The Biggest, Cheapest, Fastest Way to Cut Carbon Pollution

While corporate and other non-utility investors represent the fastest rising customer class, wind energy investment is also high among traditional utility buyers. Forward-thinking policy makers recognize that wind energy is one of the biggest, cheapest, and fastest ways to cut carbon pollution.

Political power plays notwithstanding, carbon regulations like the EPA Clean Power Plan are ultimately inevitable, recognizably necessary, and easily achievable with the rising adoption of wind power production.

As AWEA notes, “one new wind turbine can avoid over 4,200 metric tons of carbon dioxide (CO2) annually, the equivalent of nearly 900 cars’ worth of emissions. By displacing the use of fossil fuels, these purchases of wind energy directly reduce air pollution emitted by the electric power sector.”

CEO Kiernan adds, “Made-in-the-USA wind power will help keep our economy competitive and our air clean for generations. Our wind energy will never run out.”

Great Wind Energy Deals are Easy to Say “Yes” to

Corporate customers don’t always invest in direct ownership when purchasing wind power. Although on-site or off-site turbines may be the right answer for some operations, it’s not the only answer. The more popular option continues to be the convenient purchase power agreement. Structured something like a fixed-rate mortgage for a term of 10-20 years, a wind PPA offers the buyer a fixed price for electricity produced from a wind farm owned and operated by a third party.

Not only securing low-cost, fixed-rate, clean electricity for visionary corporate players and city administrators, these investments also help offset environmental impacts, further boosting the buyer’s reputation and image.

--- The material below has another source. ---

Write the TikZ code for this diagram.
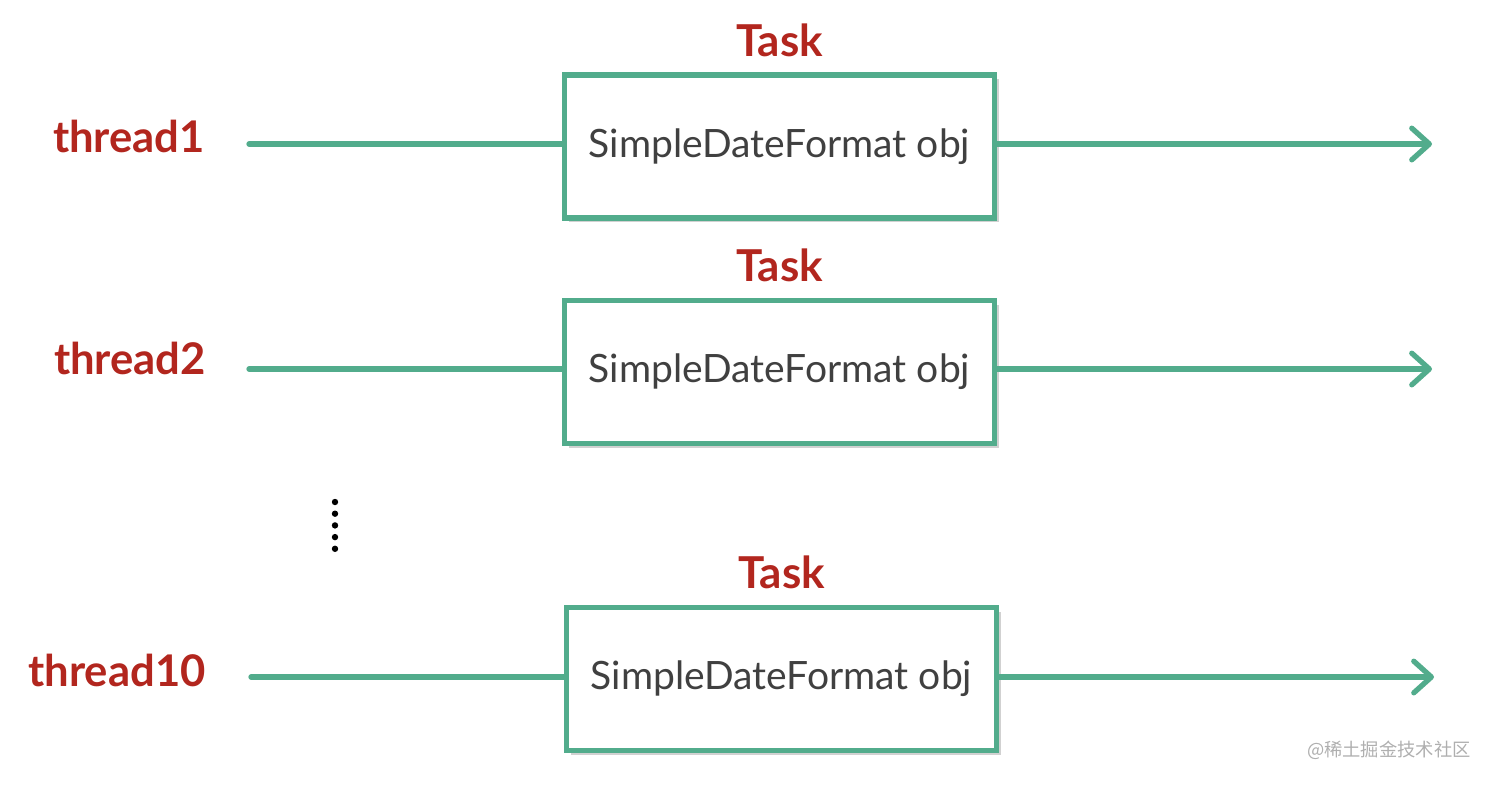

Kiernan points out, “Every time Americans use the Internet or do laundry, it’s more likely that wind energy made it possible.” He adds, “Innovation has driven down the price, resulting in phenomenal growth in demand for wind energy from corporate buyers, in large part because it saves them money. Signing a long-term wind contract provides these buyers with a package of benefits—low-cost, fixed-price, clean energy—that’s easy to say ‘yes’ to.”